4.5. Ablation Studies
To verify the efficacy of the measurement reuse strategy, we further conduct ablation studies on BSDS100. The models compared include FusionOpt-Net and FusionOpt-Net without the momentum module. From the results, as shown in
Figure 5, we can observe the following: The momentum module is useful for improving the reconstruction quality of an image. It plays a more important role, especially at high sampling rates. This is probably because the module acts as a residual-like structure in the overall structure, which improves the stability of the deep learning model during image reconstruction, resulting in a higher quality of the recovered result, which is more similar to the original image.
6. Conclusions
This paper introduces a novel compressed sensing image reconstruction algorithm that integrates the FISTA and Transformer networks. By combining the fast convergence properties of FISTA with the powerful feature extraction capabilities of Transformer networks, we have developed an efficient and high-quality image reconstruction method. The experimental results demonstrate that the FusionOpt-Net model exhibits significantly superior reconstruction performance across multiple image datasets, outperforming existing models such as ISTA-Net+ and TransCS in terms of metrics like PSNR and SSIM. Particularly noteworthy is its ability to preserve fine details and suppress noise effectively, especially in scenarios with high noise levels and low sampling rates, showcasing robustness in diverse environments.

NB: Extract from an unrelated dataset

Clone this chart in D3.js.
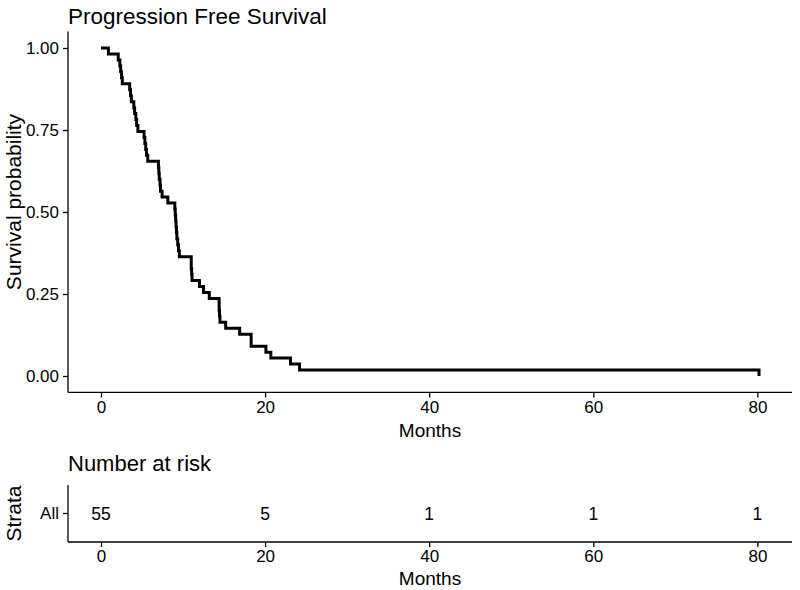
<!DOCTYPE html>
<html>
<head>
<meta charset="utf-8">
<script src="https://cdn.jsdelivr.net/npm/d3@7"></script>
<style>
  html, body { margin: 0; padding: 0; background: #fff; }
  svg { display: block; }
  text { font-family: "Liberation Sans", Arial, Helvetica, sans-serif; fill: #000; }
</style>
</head>
<body>
<svg id="chart" width="800" height="590"></svg>
<script>
// ---- data ----
const nSubjects = 55;
// event times (months); ties are repeated
const eventTimes = [
  0.9,
  2.1, 2.3, 2.4, 2.5, 2.6,
  3.5, 3.6, 3.7,
  4.0, 4.1, 4.25, 4.35, 4.5,
  5.25, 5.35, 5.45, 5.55, 5.7,
  7.0, 7.05, 7.1, 7.2, 7.25,
  7.45, 8.15,
  9.0, 9.05, 9.1, 9.15, 9.2, 9.25, 9.35, 9.45, 9.55,
  11.0, 11.0, 11.05, 11.1,
  12.0, 12.5, 13.2,
  14.4, 14.4, 14.45, 14.5,
  15.2, 16.9, 18.3, 18.3,
  20.1, 20.7, 23.1, 24.2,
  80.2
];
const xTicks = [0, 20, 40, 60, 80];
const yTicks = [0, 0.25, 0.5, 0.75, 1];
const yTickLabels = ["0.00", "0.25", "0.50", "0.75", "1.00"];
const riskTimes = [0, 20, 40, 60, 80];
const riskCounts = [55, 5, 1, 1, 1];
const strata = ["All"];

// ---- build KM step points ----
const grouped = d3.rollups(eventTimes, v => v.length, d => d).sort((a, b) => a[0] - b[0]);
let atRisk = nSubjects;
const km = [{t: 0, s: 1}];
grouped.forEach(([t, d]) => { atRisk -= d; km.push({t: t, s: atRisk / nSubjects}); });

const svg = d3.select("#chart");
const panelL = 68, panelR = 792;
const tickColor = "#111";

// ---- main panel ----
const x = d3.scaleLinear().domain([-4.02, 84.22]).range([panelL, panelR]);
const y = d3.scaleLinear().domain([-0.05, 1.05]).range([392.4, 31.6]);

svg.append("text").attr("x", panelL).attr("y", 24).attr("font-size", 22.5).text("Progression Free Survival");

const line = d3.line().x(d => x(d.t)).y(d => y(d.s)).curve(d3.curveStepAfter);
svg.append("path").datum(km).attr("d", line)
  .attr("fill", "none").attr("stroke", "#000").attr("stroke-width", 3)
  .attr("stroke-linejoin", "miter").attr("stroke-linecap", "butt");

// axes
const gx = svg.append("g").attr("transform", `translate(0,${y(-0.05)})`)
  .call(d3.axisBottom(x).tickValues(xTicks).tickSize(5).tickPadding(4).tickSizeOuter(0));
const gy = svg.append("g").attr("transform", `translate(${panelL},0)`)
  .call(d3.axisLeft(y).tickValues(yTicks).tickFormat((d, i) => yTickLabels[i]).tickSize(5).tickPadding(4).tickSizeOuter(0));
[gx, gy].forEach(g => {
  g.select(".domain").attr("stroke", "#000").attr("stroke-width", 1.3);
  g.selectAll(".tick line").attr("stroke", "#000").attr("stroke-width", 1.3);
  g.selectAll(".tick text").attr("font-size", 17).attr("fill", tickColor)
    .attr("font-family", '"Liberation Sans", Arial, sans-serif');
});
gx.select(".domain").attr("d", `M${panelL},0H${panelR}`);
gy.select(".domain").attr("d", `M0,${y(-0.05)}V${y(1.05)}`);

svg.append("text").attr("x", (panelL + panelR) / 2).attr("y", 437).attr("text-anchor", "middle")
  .attr("font-size", 19).text("Months");
svg.append("text").attr("transform", `translate(21,202) rotate(-90)`)
  .attr("text-anchor", "middle").attr("font-size", 21).text("Survival probability");

// ---- risk table ----
const tTop = 485, tBot = 542;
const yr = d3.scaleBand().domain(strata).range([tBot, tTop]);
svg.append("text").attr("x", panelL).attr("y", 471).attr("font-size", 22).text("Number at risk");

svg.selectAll("text.risk").data(riskTimes).enter().append("text").attr("class", "risk")
  .attr("x", d => x(d)).attr("y", yr("All") + yr.bandwidth() / 2).attr("dy", "0.36em")
  .attr("text-anchor", "middle").attr("font-size", 17.5).text((d, i) => riskCounts[i]);

const gx2 = svg.append("g").attr("transform", `translate(0,${tBot})`)
  .call(d3.axisBottom(x).tickValues(xTicks).tickSize(5).tickPadding(3).tickSizeOuter(0));
const gy2 = svg.append("g").attr("transform", `translate(${panelL},0)`)
  .call(d3.axisLeft(yr).tickSize(5).tickPadding(4).tickSizeOuter(0));
[gx2, gy2].forEach(g => {
  g.select(".domain").attr("stroke", "#000").attr("stroke-width", 1.3);
  g.selectAll(".tick line").attr("stroke", "#000").attr("stroke-width", 1.3);
  g.selectAll(".tick text").attr("font-size", 17).attr("fill", tickColor)
    .attr("font-family", '"Liberation Sans", Arial, sans-serif');
});
gx2.select(".domain").attr("d", `M${panelL},0H${panelR}`);
gy2.select(".domain").attr("d", `M0,${tBot}V${tTop}`);

svg.append("text").attr("x", (panelL + panelR) / 2).attr("y", 585).attr("text-anchor", "middle")
  .attr("font-size", 19).text("Months");
svg.append("text").attr("transform", `translate(21,${(tTop + tBot) / 2}) rotate(-90)`)
  .attr("text-anchor", "middle").attr("font-size", 21).text("Strata");
</script>
</body>
</html>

In comparison to traditional algorithms, the FusionOpt-Net model not only addresses the complexity of hyperparameter tuning but also leverages deep learning to automatically learn features from data, thereby substantially enhancing image reconstruction quality. The future work will focus on further optimizing algorithmic efficiency and exploring its potential in other compressed sensing applications, aiming to achieve efficient and high-quality image reconstruction in broader contexts. This study provides new insights into advancing compressed sensing reconstruction algorithms and establishes a solid foundation for practical image reconstruction tasks.